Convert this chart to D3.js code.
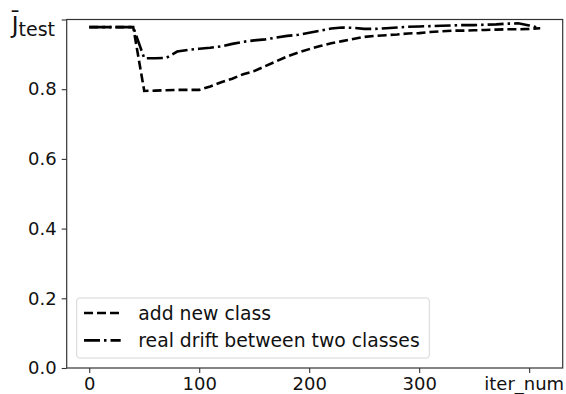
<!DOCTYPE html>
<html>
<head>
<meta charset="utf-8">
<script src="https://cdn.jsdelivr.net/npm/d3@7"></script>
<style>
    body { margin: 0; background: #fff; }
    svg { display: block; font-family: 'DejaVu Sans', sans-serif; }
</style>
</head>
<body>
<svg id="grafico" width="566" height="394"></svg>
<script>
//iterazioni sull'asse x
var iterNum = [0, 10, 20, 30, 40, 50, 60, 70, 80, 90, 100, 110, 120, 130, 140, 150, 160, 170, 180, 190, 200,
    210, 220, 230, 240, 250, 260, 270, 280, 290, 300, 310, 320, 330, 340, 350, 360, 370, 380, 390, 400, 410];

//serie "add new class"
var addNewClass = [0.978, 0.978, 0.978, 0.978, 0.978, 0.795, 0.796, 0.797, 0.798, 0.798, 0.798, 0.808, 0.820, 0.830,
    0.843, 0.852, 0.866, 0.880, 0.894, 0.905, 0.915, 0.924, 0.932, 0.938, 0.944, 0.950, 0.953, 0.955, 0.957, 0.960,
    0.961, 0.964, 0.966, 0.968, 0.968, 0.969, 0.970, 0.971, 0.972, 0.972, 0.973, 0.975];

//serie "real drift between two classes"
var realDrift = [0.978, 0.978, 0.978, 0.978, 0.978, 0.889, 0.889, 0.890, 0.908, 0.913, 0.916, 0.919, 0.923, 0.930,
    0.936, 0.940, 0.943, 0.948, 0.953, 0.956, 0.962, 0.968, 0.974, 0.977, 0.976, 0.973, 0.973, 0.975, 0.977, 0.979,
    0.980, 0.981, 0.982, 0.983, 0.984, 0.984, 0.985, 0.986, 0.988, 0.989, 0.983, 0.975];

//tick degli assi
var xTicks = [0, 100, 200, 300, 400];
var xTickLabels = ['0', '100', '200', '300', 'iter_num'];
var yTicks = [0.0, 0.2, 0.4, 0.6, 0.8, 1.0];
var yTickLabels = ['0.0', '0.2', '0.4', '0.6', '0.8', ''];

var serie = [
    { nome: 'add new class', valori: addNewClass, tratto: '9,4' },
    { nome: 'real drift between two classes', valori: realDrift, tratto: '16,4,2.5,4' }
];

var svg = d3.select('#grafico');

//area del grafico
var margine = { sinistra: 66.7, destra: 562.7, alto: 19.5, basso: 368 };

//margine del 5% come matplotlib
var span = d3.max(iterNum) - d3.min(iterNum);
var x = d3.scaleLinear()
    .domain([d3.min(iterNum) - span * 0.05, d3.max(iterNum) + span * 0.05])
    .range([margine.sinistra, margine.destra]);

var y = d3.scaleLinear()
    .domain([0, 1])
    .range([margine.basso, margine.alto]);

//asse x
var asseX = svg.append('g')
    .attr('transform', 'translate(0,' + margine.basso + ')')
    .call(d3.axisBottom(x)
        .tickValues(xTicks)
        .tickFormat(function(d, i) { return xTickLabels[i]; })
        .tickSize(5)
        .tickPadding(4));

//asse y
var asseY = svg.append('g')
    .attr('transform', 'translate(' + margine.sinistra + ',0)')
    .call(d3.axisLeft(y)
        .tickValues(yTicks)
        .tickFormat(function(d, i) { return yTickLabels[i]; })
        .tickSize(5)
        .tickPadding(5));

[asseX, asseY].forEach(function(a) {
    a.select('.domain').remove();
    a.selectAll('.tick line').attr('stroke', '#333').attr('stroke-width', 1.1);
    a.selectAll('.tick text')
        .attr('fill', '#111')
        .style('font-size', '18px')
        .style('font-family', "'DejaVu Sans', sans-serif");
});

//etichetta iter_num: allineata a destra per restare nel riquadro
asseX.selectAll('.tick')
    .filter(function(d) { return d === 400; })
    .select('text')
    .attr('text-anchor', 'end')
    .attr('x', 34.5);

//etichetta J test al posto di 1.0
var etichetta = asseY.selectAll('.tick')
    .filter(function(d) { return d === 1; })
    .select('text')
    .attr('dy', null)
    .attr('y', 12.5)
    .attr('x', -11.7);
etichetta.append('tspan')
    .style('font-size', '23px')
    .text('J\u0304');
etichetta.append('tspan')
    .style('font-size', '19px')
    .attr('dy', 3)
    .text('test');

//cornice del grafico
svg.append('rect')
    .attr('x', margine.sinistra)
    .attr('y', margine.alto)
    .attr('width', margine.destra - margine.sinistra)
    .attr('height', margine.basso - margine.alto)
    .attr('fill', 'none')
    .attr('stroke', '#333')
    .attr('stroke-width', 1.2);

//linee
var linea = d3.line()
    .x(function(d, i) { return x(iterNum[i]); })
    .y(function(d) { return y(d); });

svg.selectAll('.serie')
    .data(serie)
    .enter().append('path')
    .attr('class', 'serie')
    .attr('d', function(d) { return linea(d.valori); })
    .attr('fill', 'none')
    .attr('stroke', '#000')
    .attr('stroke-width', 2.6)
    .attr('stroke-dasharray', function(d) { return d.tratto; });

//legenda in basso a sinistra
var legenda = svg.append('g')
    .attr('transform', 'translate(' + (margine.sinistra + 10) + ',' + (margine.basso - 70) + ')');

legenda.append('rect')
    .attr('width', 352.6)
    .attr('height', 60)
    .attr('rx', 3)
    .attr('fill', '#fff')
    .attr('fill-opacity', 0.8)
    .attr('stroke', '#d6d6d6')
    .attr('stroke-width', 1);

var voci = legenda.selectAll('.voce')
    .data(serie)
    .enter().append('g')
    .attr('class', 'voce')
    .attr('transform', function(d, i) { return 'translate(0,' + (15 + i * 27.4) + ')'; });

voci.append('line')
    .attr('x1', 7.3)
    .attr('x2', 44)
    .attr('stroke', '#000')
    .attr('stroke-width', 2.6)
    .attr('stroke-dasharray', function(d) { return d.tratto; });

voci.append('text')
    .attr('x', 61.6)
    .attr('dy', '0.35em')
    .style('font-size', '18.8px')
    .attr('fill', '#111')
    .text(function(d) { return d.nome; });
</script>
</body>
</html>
****
Would you return the data exactly as written, without the pictures?

(EXERCISE SOLUTION)
Convert this chart to D3.js code.
<!DOCTYPE html>
<html>
<head>
<meta charset="utf-8">
<script src="https://cdn.jsdelivr.net/npm/d3@7"></script>
<style>
    body { margin: 0; background: #fff; }
    svg { display: block; font-family: 'DejaVu Sans', sans-serif; }
</style>
</head>
<body>
<svg id="grafico" width="566" height="394"></svg>
<script>
//iterazioni sull'asse x
var iterNum = [0, 10, 20, 30, 40, 50, 60, 70, 80, 90, 100, 110, 120, 130, 140, 150, 160, 170, 180, 190, 200,
    210, 220, 230, 240, 250, 260, 270, 280, 290, 300, 310, 320, 330, 340, 350, 360, 370, 380, 390, 400, 410];

//serie "add new class"
var addNewClass = [0.978, 0.978, 0.978, 0.978, 0.978, 0.795, 0.796, 0.797, 0.798, 0.798, 0.798, 0.808, 0.820, 0.830,
    0.843, 0.852, 0.866, 0.880, 0.894, 0.905, 0.915, 0.924, 0.932, 0.938, 0.944, 0.950, 0.953, 0.955, 0.957, 0.960,
    0.961, 0.964, 0.966, 0.968, 0.968, 0.969, 0.970, 0.971, 0.972, 0.972, 0.973, 0.975];

//serie "real drift between two classes"
var realDrift = [0.978, 0.978, 0.978, 0.978, 0.978, 0.889, 0.889, 0.890, 0.908, 0.913, 0.916, 0.919, 0.923, 0.930,
    0.936, 0.940, 0.943, 0.948, 0.953, 0.956, 0.962, 0.968, 0.974, 0.977, 0.976, 0.973, 0.973, 0.975, 0.977, 0.979,
    0.980, 0.981, 0.982, 0.983, 0.984, 0.984, 0.985, 0.986, 0.988, 0.989, 0.983, 0.975];

//tick degli assi
var xTicks = [0, 100, 200, 300, 400];
var xTickLabels = ['0', '100', '200', '300', 'iter_num'];
var yTicks = [0.0, 0.2, 0.4, 0.6, 0.8, 1.0];
var yTickLabels = ['0.0', '0.2', '0.4', '0.6', '0.8', ''];

var serie = [
    { nome: 'add new class', valori: addNewClass, tratto: '9,4' },
    { nome: 'real drift between two classes', valori: realDrift, tratto: '16,4,2.5,4' }
];

var svg = d3.select('#grafico');

//area del grafico
var margine = { sinistra: 66.7, destra: 562.7, alto: 19.5, basso: 368 };

//margine del 5% come matplotlib
var span = d3.max(iterNum) - d3.min(iterNum);
var x = d3.scaleLinear()
    .domain([d3.min(iterNum) - span * 0.05, d3.max(iterNum) + span * 0.05])
    .range([margine.sinistra, margine.destra]);

var y = d3.scaleLinear()
    .domain([0, 1])
    .range([margine.basso, margine.alto]);

//asse x
var asseX = svg.append('g')
    .attr('transform', 'translate(0,' + margine.basso + ')')
    .call(d3.axisBottom(x)
        .tickValues(xTicks)
        .tickFormat(function(d, i) { return xTickLabels[i]; })
        .tickSize(5)
        .tickPadding(4));

//asse y
var asseY = svg.append('g')
    .attr('transform', 'translate(' + margine.sinistra + ',0)')
    .call(d3.axisLeft(y)
        .tickValues(yTicks)
        .tickFormat(function(d, i) { return yTickLabels[i]; })
        .tickSize(5)
        .tickPadding(5));

[asseX, asseY].forEach(function(a) {
    a.select('.domain').remove();
    a.selectAll('.tick line').attr('stroke', '#333').attr('stroke-width', 1.1);
    a.selectAll('.tick text')
        .attr('fill', '#111')
        .style('font-size', '18px')
        .style('font-family', "'DejaVu Sans', sans-serif");
});

//etichetta iter_num: allineata a destra per restare nel riquadro
asseX.selectAll('.tick')
    .filter(function(d) { return d === 400; })
    .select('text')
    .attr('text-anchor', 'end')
    .attr('x', 34.5);

//etichetta J test al posto di 1.0
var etichetta = asseY.selectAll('.tick')
    .filter(function(d) { return d === 1; })
    .select('text')
    .attr('dy', null)
    .attr('y', 12.5)
    .attr('x', -11.7);
etichetta.append('tspan')
    .style('font-size', '23px')
    .text('J\u0304');
etichetta.append('tspan')
    .style('font-size', '19px')
    .attr('dy', 3)
    .text('test');

//cornice del grafico
svg.append('rect')
    .attr('x', margine.sinistra)
    .attr('y', margine.alto)
    .attr('width', margine.destra - margine.sinistra)
    .attr('height', margine.basso - margine.alto)
    .attr('fill', 'none')
    .attr('stroke', '#333')
    .attr('stroke-width', 1.2);

//linee
var linea = d3.line()
    .x(function(d, i) { return x(iterNum[i]); })
    .y(function(d) { return y(d); });

svg.selectAll('.serie')
    .data(serie)
    .enter().append('path')
    .attr('class', 'serie')
    .attr('d', function(d) { return linea(d.valori); })
    .attr('fill', 'none')
    .attr('stroke', '#000')
    .attr('stroke-width', 2.6)
    .attr('stroke-dasharray', function(d) { return d.tratto; });

//legenda in basso a sinistra
var legenda = svg.append('g')
    .attr('transform', 'translate(' + (margine.sinistra + 10) + ',' + (margine.basso - 70) + ')');

legenda.append('rect')
    .attr('width', 352.6)
    .attr('height', 60)
    .attr('rx', 3)
    .attr('fill', '#fff')
    .attr('fill-opacity', 0.8)
    .attr('stroke', '#d6d6d6')
    .attr('stroke-width', 1);

var voci = legenda.selectAll('.voce')
    .data(serie)
    .enter().append('g')
    .attr('class', 'voce')
    .attr('transform', function(d, i) { return 'translate(0,' + (15 + i * 27.4) + ')'; });

voci.append('line')
    .attr('x1', 7.3)
    .attr('x2', 44)
    .attr('stroke', '#000')
    .attr('stroke-width', 2.6)
    .attr('stroke-dasharray', function(d) { return d.tratto; });

voci.append('text')
    .attr('x', 61.6)
    .attr('dy', '0.35em')
    .style('font-size', '18.8px')
    .attr('fill', '#111')
    .text(function(d) { return d.nome; });
</script>
</body>
</html>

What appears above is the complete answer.